23.02.2023
Communication n°887/2018, décision du 22 juillet 2022
Le Comité contre la torture (CAT) a considéré que le renvoi par la Suisse d'une femme érythréenne devant effectuer son service militaire violait l'article 3 de la Convention contre la torture.
En 2014, A.Y. fuit son pays par crainte d'être affectée au service militaire. En 2015, elle dépose une demande d’asile en Suisse, qui est rejetée par le Secrétariat aux migrations (SEM) et le Tribunal administratif fédéral (TAF) en 2016, jugeant son récit invraisemblable. La requérante dépose une plainte individuelle devant le CAT en 2018.
Le Comité a d'abord déclaré que la Suisse n'a pas évalué la demande de A.Y de manière exhaustive. Les autorités migratoires ont considéré que son audition initiale était représentative de sa demande, et ont rejeté les détails qu’elle a fournis par la suite. L’entretien initial étant cependant très bref, les questions et le temps accordé pour y répondre étaient insuffisants. La requérante s’est référée à la jurisprudence de la Cour européenne des droits de l’homme (M.A. c. Suisse), qui estime que la différence de nature des deux audiences devant les autorités migratoires ne pouvait être ignorée lors de l'évaluation de la crédibilité.

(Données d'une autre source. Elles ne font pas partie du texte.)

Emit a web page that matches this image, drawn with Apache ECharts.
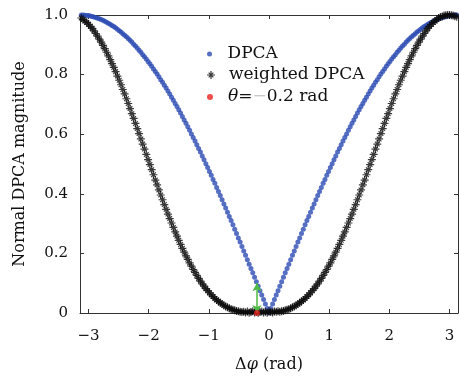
<!DOCTYPE html>
<html><head><meta charset="utf-8">
<script src="https://cdn.jsdelivr.net/npm/echarts@6/dist/echarts.min.js"></script>
<style>html,body{margin:0;padding:0;background:#fff}#c{width:459px;height:378px}</style>
</head><body><div id="c"></div>
<script>
// Δφ sample positions (rad)
const xValues = [
-3.12,-3.09,-3.06,-3.03,-3.00,-2.97,-2.94,-2.91,-2.88,-2.85,
-2.82,-2.79,-2.76,-2.73,-2.70,-2.67,-2.64,-2.61,-2.58,-2.55,
-2.52,-2.49,-2.46,-2.43,-2.40,-2.37,-2.34,-2.31,-2.28,-2.25,
-2.22,-2.19,-2.16,-2.13,-2.10,-2.07,-2.04,-2.01,-1.98,-1.95,
-1.92,-1.89,-1.86,-1.83,-1.80,-1.77,-1.74,-1.71,-1.68,-1.65,
-1.62,-1.59,-1.56,-1.53,-1.50,-1.47,-1.44,-1.41,-1.38,-1.35,
-1.32,-1.29,-1.26,-1.23,-1.20,-1.17,-1.14,-1.11,-1.08,-1.05,
-1.02,-0.99,-0.96,-0.93,-0.90,-0.87,-0.84,-0.81,-0.78,-0.75,
-0.72,-0.69,-0.66,-0.63,-0.60,-0.57,-0.54,-0.51,-0.48,-0.45,
-0.42,-0.39,-0.36,-0.33,-0.30,-0.27,-0.24,-0.21,-0.18,-0.15,
-0.12,-0.09,-0.06,-0.03,0.00,0.03,0.06,0.09,0.12,0.15,
0.18,0.21,0.24,0.27,0.30,0.33,0.36,0.39,0.42,0.45,
0.48,0.51,0.54,0.57,0.60,0.63,0.66,0.69,0.72,0.75,
0.78,0.81,0.84,0.87,0.90,0.93,0.96,0.99,1.02,1.05,
1.08,1.11,1.14,1.17,1.20,1.23,1.26,1.29,1.32,1.35,
1.38,1.41,1.44,1.47,1.50,1.53,1.56,1.59,1.62,1.65,
1.68,1.71,1.74,1.77,1.80,1.83,1.86,1.89,1.92,1.95,
1.98,2.01,2.04,2.07,2.10,2.13,2.16,2.19,2.22,2.25,
2.28,2.31,2.34,2.37,2.40,2.43,2.46,2.49,2.52,2.55,
2.58,2.61,2.64,2.67,2.70,2.73,2.76,2.79,2.82,2.85,
2.88,2.91,2.94,2.97,3.00,3.03,3.06,3.09,3.12
];
// DPCA (blue dots)
const dpcaValues = [
1.000,1.000,0.999,0.998,0.998,0.997,0.995,0.993,0.992,0.989,
0.987,0.985,0.982,0.979,0.976,0.972,0.969,0.965,0.961,0.957,
0.952,0.947,0.943,0.937,0.932,0.927,0.921,0.915,0.909,0.902,
0.896,0.889,0.882,0.875,0.867,0.860,0.852,0.844,0.836,0.828,
0.819,0.810,0.802,0.793,0.783,0.774,0.764,0.755,0.745,0.735,
0.724,0.714,0.703,0.693,0.682,0.671,0.659,0.648,0.637,0.625,
0.613,0.601,0.589,0.577,0.565,0.552,0.540,0.527,0.514,0.501,
0.488,0.475,0.462,0.448,0.435,0.421,0.408,0.394,0.380,0.366,
0.352,0.338,0.324,0.310,0.296,0.281,0.267,0.252,0.238,0.223,
0.208,0.194,0.179,0.164,0.149,0.135,0.120,0.105,0.090,0.075,
0.060,0.045,0.030,0.015,0.000,
0.015,0.030,0.045,0.060,0.075,0.090,0.105,0.120,0.135,0.149,
0.164,0.179,0.194,0.208,0.223,0.238,0.252,0.267,0.281,0.296,
0.310,0.324,0.338,0.352,0.366,0.380,0.394,0.408,0.421,0.435,
0.448,0.462,0.475,0.488,0.501,0.514,0.527,0.540,0.552,0.565,
0.577,0.589,0.601,0.613,0.625,0.637,0.648,0.659,0.671,0.682,
0.693,0.703,0.714,0.724,0.735,0.745,0.755,0.764,0.774,0.783,
0.793,0.802,0.810,0.819,0.828,0.836,0.844,0.852,0.860,0.867,
0.875,0.882,0.889,0.896,0.902,0.909,0.915,0.921,0.927,0.932,
0.937,0.943,0.947,0.952,0.957,0.961,0.965,0.969,0.972,0.976,
0.979,0.982,0.985,0.987,0.989,0.992,0.993,0.995,0.997,0.998,
0.998,0.999,1.000,1.000
];
// weighted DPCA (black asterisks)
const weightedValues = [
0.990,0.985,0.980,0.975,0.969,0.962,0.955,0.947,0.938,0.929,
0.919,0.909,0.898,0.887,0.875,0.863,0.850,0.837,0.824,0.810,
0.795,0.781,0.766,0.750,0.735,0.719,0.703,0.686,0.669,0.653,
0.636,0.619,0.602,0.584,0.567,0.550,0.532,0.515,0.498,0.481,
0.464,0.446,0.430,0.413,0.396,0.380,0.364,0.348,0.332,0.317,
0.302,0.287,0.272,0.258,0.244,0.230,0.217,0.204,0.192,0.180,
0.168,0.157,0.146,0.136,0.126,0.116,0.107,0.098,0.090,0.082,
0.075,0.068,0.061,0.055,0.049,0.044,0.039,0.034,0.030,0.026,
0.022,0.019,0.016,0.013,0.011,0.009,0.007,0.006,0.004,0.003,
0.004,0.002,0.005,0.001,0.003,0.006,0.002,0.004,0.001,0.003,
0.005,0.002,0.004,0.001,0.006,0.003,0.002,0.005,0.004,0.006,
0.004,0.006,0.007,0.009,0.011,0.013,0.016,0.019,0.022,0.026,
0.030,0.034,0.039,0.044,0.049,0.055,0.061,0.068,0.075,0.082,
0.090,0.098,0.107,0.116,0.126,0.136,0.146,0.157,0.168,0.180,
0.192,0.204,0.217,0.230,0.244,0.258,0.272,0.287,0.302,0.317,
0.332,0.348,0.364,0.380,0.396,0.413,0.430,0.446,0.464,0.481,
0.498,0.515,0.532,0.550,0.567,0.584,0.602,0.619,0.636,0.653,
0.669,0.686,0.703,0.719,0.735,0.750,0.766,0.781,0.795,0.810,
0.824,0.837,0.850,0.863,0.875,0.887,0.898,0.909,0.919,0.929,
0.938,0.947,0.955,0.962,0.969,0.975,0.980,0.985,0.990,0.993,
0.995,0.998,0.999,1.000,1.000,0.999,0.998,0.996,0.994
];
// theta marker and green double arrow
const thetaX = [-0.2];
const thetaY = [0];
const arrowX = -0.2;
const arrowY = [0, 0.1];
// axis ticks
const xTicks = [-3, -2, -1, 0, 1, 2, 3];
const yTickStep = 0.2;
const seriesNames = ['DPCA', 'weighted DPCA', 'θ=−0.2 rad'];

const FONT = 'DejaVu Serif';
const AX = '#333';
const XMIN = -Math.PI, XMAX = Math.PI;
const asterisk = 'path://M-0.15,-1 L0.15,-1 L0.15,1 L-0.15,1 Z M-1,-0.15 L1,-0.15 L1,0.15 L-1,0.15 Z M-0.48,-0.69 L0.69,0.48 L0.48,0.69 L-0.69,-0.48 Z M-0.69,0.48 L0.48,-0.69 L0.69,-0.48 L-0.48,0.69 Z';

const pair = (xs, ys) => xs.map((x, i) => [x, ys[i]]);

const chart = echarts.init(document.getElementById('c'), null, {renderer: 'canvas'});
const legendText = {fontFamily: FONT, fontSize: 17, color: '#111', lineHeight: 18,
  rich: {i: {fontFamily: FONT, fontSize: 17, fontStyle: 'italic', color: '#111'},
         m: {fontFamily: FONT, fontSize: 17, color: '#c8c8c8'}}};
const legendBase = {orient: 'vertical', left: 207, itemWidth: 26, padding: 0, itemGap: 0,
  textStyle: legendText, selectedMode: false};

chart.setOption({
  animation: false,
  backgroundColor: '#fff',
  grid: {left: 80, right: 1, top: 15, bottom: 64},
  xAxis: [{
    type: 'value', min: XMIN, max: XMAX, position: 'bottom',
    axisLine: {show: true, onZero: false, lineStyle: {color: AX, width: 1}},
    axisTick: {show: true, inside: true, length: 4, customValues: xTicks, lineStyle: {color: AX}},
    axisLabel: {show: true, customValues: xTicks, margin: 16, fontFamily: FONT, fontSize: 15, color: '#111',
      formatter: v => (v < 0 ? '\u2212' + (-v) : String(v))},
    splitLine: {show: false},
    name: '{n|Δ}{i|φ}{n| (rad)}', nameLocation: 'middle', nameGap: 44,
    nameTextStyle: {rich: {n: {fontFamily: FONT, fontSize: 16, color: '#111'},
                           i: {fontFamily: FONT, fontSize: 16, fontStyle: 'italic', color: '#111'}}}
  }, {
    type: 'value', min: XMIN, max: XMAX, position: 'top',
    axisLine: {show: true, onZero: false, lineStyle: {color: AX, width: 1}},
    axisTick: {show: true, inside: true, length: 4, customValues: xTicks, lineStyle: {color: AX}},
    axisLabel: {show: false}, splitLine: {show: false}
  }],
  yAxis: [{
    type: 'value', min: 0, max: 1, interval: yTickStep, position: 'left',
    axisLine: {show: true, onZero: false, lineStyle: {color: AX, width: 1}},
    axisTick: {show: true, inside: true, length: 4, lineStyle: {color: AX}},
    axisLabel: {margin: 12, fontFamily: FONT, fontSize: 15, color: '#111',
      formatter: v => (v === 0 ? '0' : v.toFixed(1))},
    splitLine: {show: false},
    name: 'Normal DPCA magnitude', nameLocation: 'middle', nameGap: 52,
    nameTextStyle: {fontFamily: FONT, fontSize: 16, color: '#111'}
  }, {
    type: 'value', min: 0, max: 1, interval: yTickStep, position: 'right',
    axisLine: {show: true, onZero: false, lineStyle: {color: AX, width: 1}},
    axisTick: {show: true, inside: true, length: 4, lineStyle: {color: AX}},
    axisLabel: {show: false}, splitLine: {show: false}
  }],
  legend: [
    Object.assign({}, legendBase, {top: 45, itemHeight: 5, data: [seriesNames[0]]}),
    Object.assign({}, legendBase, {top: 66, itemHeight: 8, data: [seriesNames[1]]}),
    Object.assign({}, legendBase, {top: 88, itemHeight: 6, data: [seriesNames[2]],
      formatter: () => '{i|θ}={m|−}0.2 rad'})
  ],
  series: [{
    name: seriesNames[0], type: 'scatter', symbol: 'circle', symbolSize: 5,
    itemStyle: {color: '#2c4bb3'}, data: pair(xValues, dpcaValues), z: 2
  }, {
    name: seriesNames[1], type: 'scatter', symbol: asterisk, symbolSize: 8,
    itemStyle: {color: '#0a0a0a'}, data: pair(xValues, weightedValues), z: 3
  }, {
    name: seriesNames[2], type: 'scatter', symbol: 'circle', symbolSize: 6,
    itemStyle: {color: '#e8201e'}, data: pair(thetaX, thetaY), z: 5,
    markLine: {silent: true, symbol: ['arrow', 'arrow'], symbolSize: [7, 8],
      lineStyle: {color: '#4cb944', width: 1.5, type: 'solid'}, label: {show: false},
      data: [[{coord: [arrowX, arrowY[0]]}, {coord: [arrowX, arrowY[1]]}]]}
  }]
});
</script>
</body></html>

Le CAT a par ailleurs considéré que les autorités suisses n'avaient pas fourni d'informations objectives sur l'Érythrée pour apprécier le risque de torture auquel serait exposée la requérante à son retour. Le CAT a critiqué l’appréciation de l’Érythrée par la Suisse, qui ne reflète pas la réalité du pays, ainsi que son argumentation selon laquelle le Danemark et le Royaume-Uni partagent ses conclusions, celles-ci n’étant pas non plus objectives. Le CAT a souligné que les sources de la société civile et des ressortissant·e·s en exil sont plus susceptibles de représenter des récits de première main fiables et non censurés.
Le Comité relève par ailleurs que le Comité pour l'élimination de la discrimination à l'égard des femmes s’est montré préoccupé des conséquences du service militaire national obligatoire sur les droits des femmes érythréennes. Il s’appuie également sur les conclusions du Rapporteur spécial sur l'Érythrée selon lesquelles les réfractaires au service militaire ne bénéficient pas d'une procédure régulière d’arrestation et de détention. Les conscrits sont régulièrement retenus au-delà de la limite légale dans des conditions de vie extrêmement dures, qui subissent des abus sexuels et des punitions sévères. Les déserteurs et les demandeur·euse·s d'asile renvoyé·s en Érythrée sont puni·e·s par de longues périodes de détention, de torture et d'autres formes de traitement inhumain ou dégradant. Les femmes détenues sont exposées à de multiples formes d'abus, notamment des violences sexuelles.
Aussi le CAT considère-t-il que A.Y. encourt un risque réel et avéré d'être soumise à la torture si elle est renvoyée en Érythrée.